Set problem ->
Leave out the pictures and repeat the data exactly.

Data ->

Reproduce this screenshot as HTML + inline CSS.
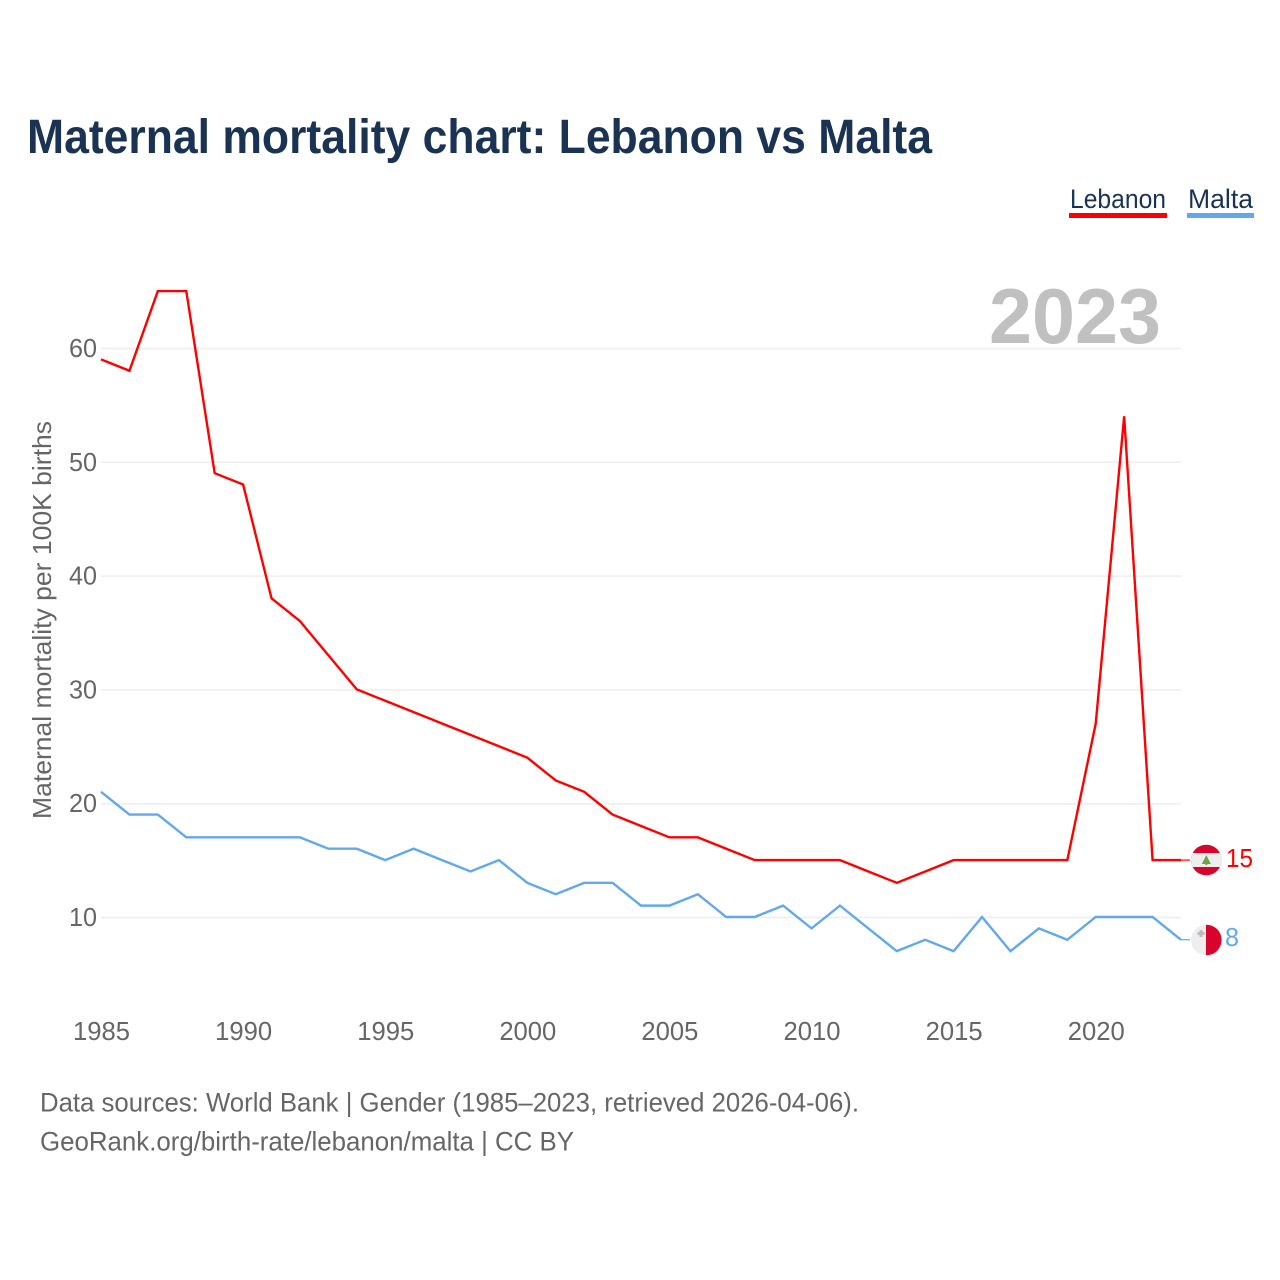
<!DOCTYPE html>
<html lang="en">
<head>
<meta charset="utf-8">
<title>Maternal mortality chart: Lebanon vs Malta</title>
<style>
html,body{margin:0;padding:0;background:#fff;width:1280px;height:1280px;overflow:hidden}
svg{display:block;font-family:"Liberation Sans",sans-serif}
</style>
</head>
<body>
<svg id="chart" xmlns="http://www.w3.org/2000/svg" width="1280" height="1280" viewBox="0 0 1280 1280">
<text x="27" y="153" font-size="48" font-weight="700" fill="#1a3353" textLength="905" lengthAdjust="spacingAndGlyphs">Maternal mortality chart: Lebanon vs Malta</text>
<g>
<g>
<text x="1070" y="208" font-size="27" fill="#1a3353" textLength="96" lengthAdjust="spacingAndGlyphs">Lebanon</text>
<rect x="1069" y="213" width="98" height="5" fill="#ff0000"/>
</g>
<g>
<text x="1188" y="208" font-size="27" fill="#1a3353" textLength="65" lengthAdjust="spacingAndGlyphs">Malta</text>
<rect x="1187" y="213" width="67" height="5" fill="#62a8ec"/>
</g>
</g>
<g id="grid"></g>
<text x="989" y="343" font-size="78" font-weight="700" fill="#c0c0c0" textLength="172" lengthAdjust="spacingAndGlyphs">2023</text>
<g id="yticks"></g>
<g id="xticks"></g>
<text transform="translate(51,819) rotate(-90)" x="0" y="0" font-size="26" fill="#666666" textLength="398" lengthAdjust="spacingAndGlyphs">Maternal mortality per 100K births</text>
<g id="series"></g>
<defs>
<clipPath id="clip-lb"><circle cx="1206.300" cy="860" r="15.300"/></clipPath>
<clipPath id="clip-mt"><circle cx="1206.300" cy="940" r="15.300"/></clipPath>
</defs>
<g clip-path="url(#clip-lb)">
<rect x="1190" y="844" width="32" height="32" fill="#d8042b"/>
<rect x="1190" y="853" width="32" height="14" fill="#eeeeee"/>
<polygon points="1206.300,855 1210.800,864 1201.800,864" fill="#6da544"/>
<rect x="1205.300" y="863" width="2" height="2" fill="#6da544"/>
</g>
<g clip-path="url(#clip-mt)">
<rect x="1190" y="924" width="16" height="32" fill="#eeeeee"/>
<rect x="1206" y="924" width="16" height="32" fill="#d8042b"/>
<path d="M1199.500 930h3v2h2v3h-2v2h-3v-2h-2v-3h2z" fill="#bcbcbc"/>
</g>
<text x="1226" y="867" font-size="26" fill="#ff0000" textLength="27" lengthAdjust="spacingAndGlyphs">15</text>
<text x="1225" y="946" font-size="26" fill="#62a8ec" textLength="14" lengthAdjust="spacingAndGlyphs">8</text>
<text x="40" y="1111.500" font-size="27" fill="#666666" textLength="819" lengthAdjust="spacingAndGlyphs">Data sources: World Bank | Gender (1985–2023, retrieved 2026-04-06).</text>
<text x="40" y="1150.500" font-size="27" fill="#666666" textLength="534" lengthAdjust="spacingAndGlyphs">GeoRank.org/birth-rate/lebanon/malta | CC BY</text>
</svg>
<script>
const startYear = 1985;
const lebanonValues = [59,58,65,65,49,48,38,36,33,30,29,28,27,26,25,24,22,21,19,18,17,17,16,15,15,15,15,14,13,14,15,15,15,15,15,27,54,15,15];
const maltaValues = [21,19,19,17,17,17,17,17,16,16,15,16,15,14,15,13,12,13,13,11,11,12,10,10,11,9,11,9,7,8,7,10,7,9,8,10,10,10,8];
const yTickValues = [10,20,30,40,50,60];
const xTickYears = [1985,1990,1995,2000,2005,2010,2015,2020];

const NS = 'http://www.w3.org/2000/svg';
const xScale = function (year) { return 101 + (year - 1985) * (1080 / 38); };
const yScale = function (value) { return 917.5 - (value - 10) * 11.38; };
const lineY = function (value) { return yScale(value) - 0.5; };

const gridGroup = document.getElementById('grid');
const yTickGroup = document.getElementById('yticks');
const xTickGroup = document.getElementById('xticks');
const seriesGroup = document.getElementById('series');

yTickValues.forEach(function (value) {
  const line = document.createElementNS(NS, 'line');
  
  
  line.setAttribute('x1', 101);
  line.setAttribute('x2', 1181);
  line.setAttribute('y1', yScale(value));
  line.setAttribute('y2', yScale(value));
  line.setAttribute('stroke', '#eeeeee');
  line.setAttribute('stroke-width', '1.5');
  gridGroup.appendChild(line);

  const label = document.createElementNS(NS, 'text');
  
  
  label.setAttribute('x', 69);
  label.setAttribute('y', yScale(value) + 8.5);
  label.setAttribute('font-size', '26');
  label.setAttribute('fill', '#666666');
  label.setAttribute('textLength', '28');
  label.setAttribute('lengthAdjust', 'spacingAndGlyphs');
  label.textContent = String(value);
  yTickGroup.appendChild(label);
});

xTickYears.forEach(function (year) {
  const label = document.createElementNS(NS, 'text');
  
  
  label.setAttribute('x', xScale(year) - 28);
  label.setAttribute('y', 1040);
  label.setAttribute('font-size', '26');
  label.setAttribute('fill', '#666666');
  label.setAttribute('textLength', '57');
  label.setAttribute('lengthAdjust', 'spacingAndGlyphs');
  label.textContent = String(year);
  xTickGroup.appendChild(label);
});

function linePoints(values) {
  return values.map(function (value, i) {
    return xScale(startYear + i).toFixed(2) + ',' + lineY(value).toFixed(2);
  }).join(' ');
}

const lebanonLine = document.createElementNS(NS, 'polyline');


lebanonLine.setAttribute('points', linePoints(lebanonValues));
lebanonLine.setAttribute('fill', 'none');
lebanonLine.setAttribute('stroke', '#ff0000');
lebanonLine.setAttribute('stroke-width', '2.4');
seriesGroup.appendChild(lebanonLine);

const maltaLine = document.createElementNS(NS, 'polyline');


maltaLine.setAttribute('points', linePoints(maltaValues));
maltaLine.setAttribute('fill', 'none');
maltaLine.setAttribute('stroke', '#62a8ec');
maltaLine.setAttribute('stroke-width', '2.4');
seriesGroup.appendChild(maltaLine);

const lebanonLeader = document.createElementNS(NS, 'line');


lebanonLeader.setAttribute('x1', 1181);
lebanonLeader.setAttribute('x2', 1190);
lebanonLeader.setAttribute('y1', lineY(lebanonValues[lebanonValues.length - 1]));
lebanonLeader.setAttribute('y2', lineY(lebanonValues[lebanonValues.length - 1]));
lebanonLeader.setAttribute('stroke', '#ff0000');
lebanonLeader.setAttribute('stroke-width', '1.2');
seriesGroup.appendChild(lebanonLeader);

const maltaLeader = document.createElementNS(NS, 'line');


maltaLeader.setAttribute('x1', 1181);
maltaLeader.setAttribute('x2', 1190);
maltaLeader.setAttribute('y1', lineY(maltaValues[maltaValues.length - 1]));
maltaLeader.setAttribute('y2', lineY(maltaValues[maltaValues.length - 1]));
maltaLeader.setAttribute('stroke', '#62a8ec');
maltaLeader.setAttribute('stroke-width', '1.2');
seriesGroup.appendChild(maltaLeader);
</script>
</body>
</html>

Result of this task ->
Reproduce this screenshot as HTML + inline CSS.
<!DOCTYPE html>
<html lang="en">
<head>
<meta charset="utf-8">
<title>Maternal mortality chart: Lebanon vs Malta</title>
<style>
html,body{margin:0;padding:0;background:#fff;width:1280px;height:1280px;overflow:hidden}
svg{display:block;font-family:"Liberation Sans",sans-serif}
</style>
</head>
<body>
<svg id="chart" xmlns="http://www.w3.org/2000/svg" width="1280" height="1280" viewBox="0 0 1280 1280">
<text x="27" y="153" font-size="48" font-weight="700" fill="#1a3353" textLength="905" lengthAdjust="spacingAndGlyphs">Maternal mortality chart: Lebanon vs Malta</text>
<g>
<g>
<text x="1070" y="208" font-size="27" fill="#1a3353" textLength="96" lengthAdjust="spacingAndGlyphs">Lebanon</text>
<rect x="1069" y="213" width="98" height="5" fill="#ff0000"/>
</g>
<g>
<text x="1188" y="208" font-size="27" fill="#1a3353" textLength="65" lengthAdjust="spacingAndGlyphs">Malta</text>
<rect x="1187" y="213" width="67" height="5" fill="#62a8ec"/>
</g>
</g>
<g id="grid"></g>
<text x="989" y="343" font-size="78" font-weight="700" fill="#c0c0c0" textLength="172" lengthAdjust="spacingAndGlyphs">2023</text>
<g id="yticks"></g>
<g id="xticks"></g>
<text transform="translate(51,819) rotate(-90)" x="0" y="0" font-size="26" fill="#666666" textLength="398" lengthAdjust="spacingAndGlyphs">Maternal mortality per 100K births</text>
<g id="series"></g>
<defs>
<clipPath id="clip-lb"><circle cx="1206.300" cy="860" r="15.300"/></clipPath>
<clipPath id="clip-mt"><circle cx="1206.300" cy="940" r="15.300"/></clipPath>
</defs>
<g clip-path="url(#clip-lb)">
<rect x="1190" y="844" width="32" height="32" fill="#d8042b"/>
<rect x="1190" y="853" width="32" height="14" fill="#eeeeee"/>
<polygon points="1206.300,855 1210.800,864 1201.800,864" fill="#6da544"/>
<rect x="1205.300" y="863" width="2" height="2" fill="#6da544"/>
</g>
<g clip-path="url(#clip-mt)">
<rect x="1190" y="924" width="16" height="32" fill="#eeeeee"/>
<rect x="1206" y="924" width="16" height="32" fill="#d8042b"/>
<path d="M1199.500 930h3v2h2v3h-2v2h-3v-2h-2v-3h2z" fill="#bcbcbc"/>
</g>
<text x="1226" y="867" font-size="26" fill="#ff0000" textLength="27" lengthAdjust="spacingAndGlyphs">15</text>
<text x="1225" y="946" font-size="26" fill="#62a8ec" textLength="14" lengthAdjust="spacingAndGlyphs">8</text>
<text x="40" y="1111.500" font-size="27" fill="#666666" textLength="819" lengthAdjust="spacingAndGlyphs">Data sources: World Bank | Gender (1985–2023, retrieved 2026-04-06).</text>
<text x="40" y="1150.500" font-size="27" fill="#666666" textLength="534" lengthAdjust="spacingAndGlyphs">GeoRank.org/birth-rate/lebanon/malta | CC BY</text>
</svg>
<script>
const startYear = 1985;
const lebanonValues = [59,58,65,65,49,48,38,36,33,30,29,28,27,26,25,24,22,21,19,18,17,17,16,15,15,15,15,14,13,14,15,15,15,15,15,27,54,15,15];
const maltaValues = [21,19,19,17,17,17,17,17,16,16,15,16,15,14,15,13,12,13,13,11,11,12,10,10,11,9,11,9,7,8,7,10,7,9,8,10,10,10,8];
const yTickValues = [10,20,30,40,50,60];
const xTickYears = [1985,1990,1995,2000,2005,2010,2015,2020];

const NS = 'http://www.w3.org/2000/svg';
const xScale = function (year) { return 101 + (year - 1985) * (1080 / 38); };
const yScale = function (value) { return 917.5 - (value - 10) * 11.38; };
const lineY = function (value) { return yScale(value) - 0.5; };

const gridGroup = document.getElementById('grid');
const yTickGroup = document.getElementById('yticks');
const xTickGroup = document.getElementById('xticks');
const seriesGroup = document.getElementById('series');

yTickValues.forEach(function (value) {
  const line = document.createElementNS(NS, 'line');
  
  
  line.setAttribute('x1', 101);
  line.setAttribute('x2', 1181);
  line.setAttribute('y1', yScale(value));
  line.setAttribute('y2', yScale(value));
  line.setAttribute('stroke', '#eeeeee');
  line.setAttribute('stroke-width', '1.5');
  gridGroup.appendChild(line);

  const label = document.createElementNS(NS, 'text');
  
  
  label.setAttribute('x', 69);
  label.setAttribute('y', yScale(value) + 8.5);
  label.setAttribute('font-size', '26');
  label.setAttribute('fill', '#666666');
  label.setAttribute('textLength', '28');
  label.setAttribute('lengthAdjust', 'spacingAndGlyphs');
  label.textContent = String(value);
  yTickGroup.appendChild(label);
});

xTickYears.forEach(function (year) {
  const label = document.createElementNS(NS, 'text');
  
  
  label.setAttribute('x', xScale(year) - 28);
  label.setAttribute('y', 1040);
  label.setAttribute('font-size', '26');
  label.setAttribute('fill', '#666666');
  label.setAttribute('textLength', '57');
  label.setAttribute('lengthAdjust', 'spacingAndGlyphs');
  label.textContent = String(year);
  xTickGroup.appendChild(label);
});

function linePoints(values) {
  return values.map(function (value, i) {
    return xScale(startYear + i).toFixed(2) + ',' + lineY(value).toFixed(2);
  }).join(' ');
}

const lebanonLine = document.createElementNS(NS, 'polyline');


lebanonLine.setAttribute('points', linePoints(lebanonValues));
lebanonLine.setAttribute('fill', 'none');
lebanonLine.setAttribute('stroke', '#ff0000');
lebanonLine.setAttribute('stroke-width', '2.4');
seriesGroup.appendChild(lebanonLine);

const maltaLine = document.createElementNS(NS, 'polyline');


maltaLine.setAttribute('points', linePoints(maltaValues));
maltaLine.setAttribute('fill', 'none');
maltaLine.setAttribute('stroke', '#62a8ec');
maltaLine.setAttribute('stroke-width', '2.4');
seriesGroup.appendChild(maltaLine);

const lebanonLeader = document.createElementNS(NS, 'line');


lebanonLeader.setAttribute('x1', 1181);
lebanonLeader.setAttribute('x2', 1190);
lebanonLeader.setAttribute('y1', lineY(lebanonValues[lebanonValues.length - 1]));
lebanonLeader.setAttribute('y2', lineY(lebanonValues[lebanonValues.length - 1]));
lebanonLeader.setAttribute('stroke', '#ff0000');
lebanonLeader.setAttribute('stroke-width', '1.2');
seriesGroup.appendChild(lebanonLeader);

const maltaLeader = document.createElementNS(NS, 'line');


maltaLeader.setAttribute('x1', 1181);
maltaLeader.setAttribute('x2', 1190);
maltaLeader.setAttribute('y1', lineY(maltaValues[maltaValues.length - 1]));
maltaLeader.setAttribute('y2', lineY(maltaValues[maltaValues.length - 1]));
maltaLeader.setAttribute('stroke', '#62a8ec');
maltaLeader.setAttribute('stroke-width', '1.2');
seriesGroup.appendChild(maltaLeader);
</script>
</body>
</html>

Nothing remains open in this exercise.